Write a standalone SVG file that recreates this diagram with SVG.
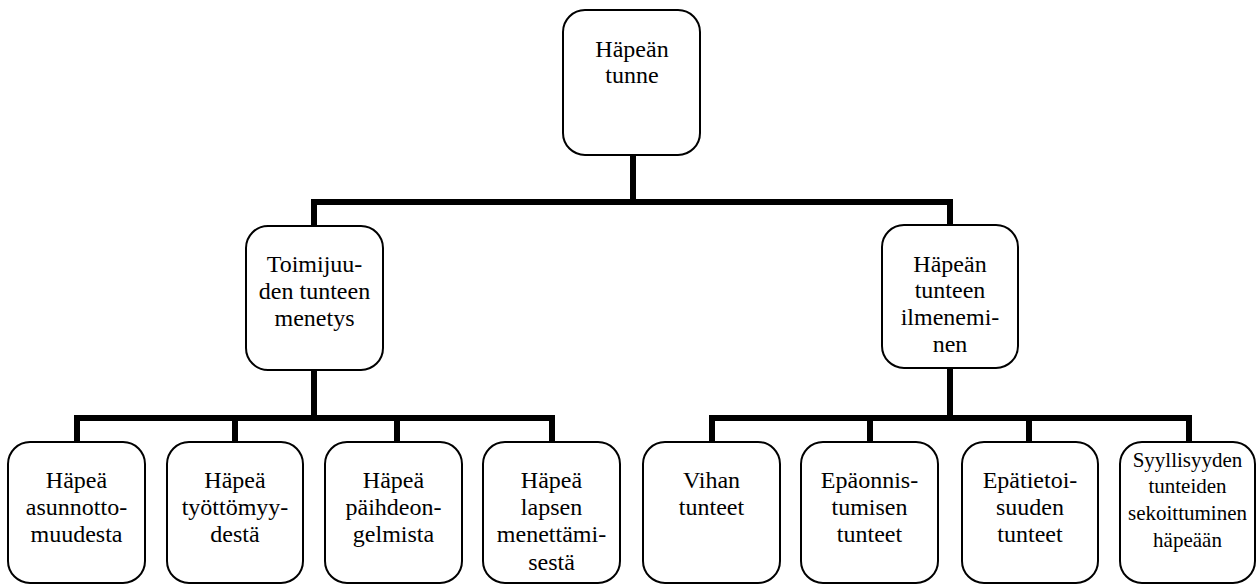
<svg xmlns="http://www.w3.org/2000/svg" width="1257" height="585" viewBox="0 0 1257 585">
<style>
.box{fill:#fff;stroke:#000;stroke-width:2}
.t{font-family:'Liberation Serif','Times New Roman',serif;font-size:24px;fill:#000;text-anchor:middle}
.s{font-size:21px}
.c{fill:none;stroke:#000;stroke-width:6;stroke-linejoin:miter;stroke-linecap:butt}
</style>
<rect width="1257" height="585" fill="#fff"/>
<g id="connectors">
<path class="c" d="M633 155V202M314 228V202H950V225"/>
<path class="c" d="M314 369V418M77 443V418H552V443M235 418V443M397 418V443"/>
<path class="c" d="M950 367V418M712 443V418H1189V443M870 418V443M1029 418V443"/>
</g>
<g id="n-root"><rect class="box" x="563" y="10" width="137" height="145" rx="22"/>
<text class="t" x="632" y="57">Häpeän</text><text class="t" x="632" y="83">tunne</text></g>
<g id="n-toimijuus"><rect class="box" x="246" y="226" width="137" height="144" rx="22"/>
<text class="t" x="314.5" y="272">Toimijuu-</text><text class="t" x="314.5" y="299">den tunteen</text><text class="t" x="314.5" y="326">menetys</text></g>
<g id="n-ilmeneminen"><rect class="box" x="882" y="225" width="136" height="143" rx="22"/>
<text class="t" x="950" y="272">Häpeän</text><text class="t" x="950" y="298">tunteen</text><text class="t" x="950" y="325">ilmenemi-</text><text class="t" x="950" y="352">nen</text></g>
<g id="n-asunnottomuus"><rect class="box" x="8" y="442" width="137" height="141" rx="22"/>
<text class="t" x="76.5" y="488">Häpeä</text><text class="t" x="76.5" y="515">asunnotto-</text><text class="t" x="76.5" y="542">muudesta</text></g>
<g id="n-tyottomyys"><rect class="box" x="167" y="442" width="136" height="141" rx="22"/>
<text class="t" x="235" y="488">Häpeä</text><text class="t" x="235" y="515">työttömyy-</text><text class="t" x="235" y="542">destä</text></g>
<g id="n-paihde"><rect class="box" x="325" y="442" width="137" height="141" rx="22"/>
<text class="t" x="393.5" y="488">Häpeä</text><text class="t" x="393.5" y="515">päihdeon-</text><text class="t" x="393.5" y="542">gelmista</text></g>
<g id="n-lapsi"><rect class="box" x="483" y="442" width="137" height="141" rx="22"/>
<text class="t" x="551.5" y="488">Häpeä</text><text class="t" x="551.5" y="515">lapsen</text><text class="t" x="551.5" y="542">menettämi-</text><text class="t" x="551.5" y="570">sestä</text></g>
<g id="n-viha"><rect class="box" x="643" y="442" width="137" height="141" rx="22"/>
<text class="t" x="711.5" y="488">Vihan</text><text class="t" x="711.5" y="515">tunteet</text></g>
<g id="n-epaonnistuminen"><rect class="box" x="801" y="442" width="137" height="141" rx="22"/>
<text class="t" x="869.5" y="488">Epäonnis-</text><text class="t" x="869.5" y="515">tumisen</text><text class="t" x="869.5" y="542">tunteet</text></g>
<g id="n-epatietoisuus"><rect class="box" x="962" y="442" width="136" height="141" rx="22"/>
<text class="t" x="1030" y="488">Epätietoi-</text><text class="t" x="1030" y="515">suuden</text><text class="t" x="1030" y="542">tunteet</text></g>
<g id="n-syyllisyys"><rect class="box" x="1120" y="442" width="135" height="141" rx="22"/>
<text class="t s" x="1187.5" y="467">Syyllisyyden</text><text class="t s" x="1187.5" y="493">tunteiden</text><text class="t s" x="1187.5" y="520">sekoittuminen</text><text class="t s" x="1187.5" y="547">häpeään</text></g>
</svg>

**Job**
Working from the lines above, reproduce the material exactly and exclude its pictures.

**Solution to this problem**
Write a standalone SVG file that recreates this diagram with SVG.
<svg xmlns="http://www.w3.org/2000/svg" width="1257" height="585" viewBox="0 0 1257 585">
<style>
.box{fill:#fff;stroke:#000;stroke-width:2}
.t{font-family:'Liberation Serif','Times New Roman',serif;font-size:24px;fill:#000;text-anchor:middle}
.s{font-size:21px}
.c{fill:none;stroke:#000;stroke-width:6;stroke-linejoin:miter;stroke-linecap:butt}
</style>
<rect width="1257" height="585" fill="#fff"/>
<g id="connectors">
<path class="c" d="M633 155V202M314 228V202H950V225"/>
<path class="c" d="M314 369V418M77 443V418H552V443M235 418V443M397 418V443"/>
<path class="c" d="M950 367V418M712 443V418H1189V443M870 418V443M1029 418V443"/>
</g>
<g id="n-root"><rect class="box" x="563" y="10" width="137" height="145" rx="22"/>
<text class="t" x="632" y="57">Häpeän</text><text class="t" x="632" y="83">tunne</text></g>
<g id="n-toimijuus"><rect class="box" x="246" y="226" width="137" height="144" rx="22"/>
<text class="t" x="314.5" y="272">Toimijuu-</text><text class="t" x="314.5" y="299">den tunteen</text><text class="t" x="314.5" y="326">menetys</text></g>
<g id="n-ilmeneminen"><rect class="box" x="882" y="225" width="136" height="143" rx="22"/>
<text class="t" x="950" y="272">Häpeän</text><text class="t" x="950" y="298">tunteen</text><text class="t" x="950" y="325">ilmenemi-</text><text class="t" x="950" y="352">nen</text></g>
<g id="n-asunnottomuus"><rect class="box" x="8" y="442" width="137" height="141" rx="22"/>
<text class="t" x="76.5" y="488">Häpeä</text><text class="t" x="76.5" y="515">asunnotto-</text><text class="t" x="76.5" y="542">muudesta</text></g>
<g id="n-tyottomyys"><rect class="box" x="167" y="442" width="136" height="141" rx="22"/>
<text class="t" x="235" y="488">Häpeä</text><text class="t" x="235" y="515">työttömyy-</text><text class="t" x="235" y="542">destä</text></g>
<g id="n-paihde"><rect class="box" x="325" y="442" width="137" height="141" rx="22"/>
<text class="t" x="393.5" y="488">Häpeä</text><text class="t" x="393.5" y="515">päihdeon-</text><text class="t" x="393.5" y="542">gelmista</text></g>
<g id="n-lapsi"><rect class="box" x="483" y="442" width="137" height="141" rx="22"/>
<text class="t" x="551.5" y="488">Häpeä</text><text class="t" x="551.5" y="515">lapsen</text><text class="t" x="551.5" y="542">menettämi-</text><text class="t" x="551.5" y="570">sestä</text></g>
<g id="n-viha"><rect class="box" x="643" y="442" width="137" height="141" rx="22"/>
<text class="t" x="711.5" y="488">Vihan</text><text class="t" x="711.5" y="515">tunteet</text></g>
<g id="n-epaonnistuminen"><rect class="box" x="801" y="442" width="137" height="141" rx="22"/>
<text class="t" x="869.5" y="488">Epäonnis-</text><text class="t" x="869.5" y="515">tumisen</text><text class="t" x="869.5" y="542">tunteet</text></g>
<g id="n-epatietoisuus"><rect class="box" x="962" y="442" width="136" height="141" rx="22"/>
<text class="t" x="1030" y="488">Epätietoi-</text><text class="t" x="1030" y="515">suuden</text><text class="t" x="1030" y="542">tunteet</text></g>
<g id="n-syyllisyys"><rect class="box" x="1120" y="442" width="135" height="141" rx="22"/>
<text class="t s" x="1187.5" y="467">Syyllisyyden</text><text class="t s" x="1187.5" y="493">tunteiden</text><text class="t s" x="1187.5" y="520">sekoittuminen</text><text class="t s" x="1187.5" y="547">häpeään</text></g>
</svg>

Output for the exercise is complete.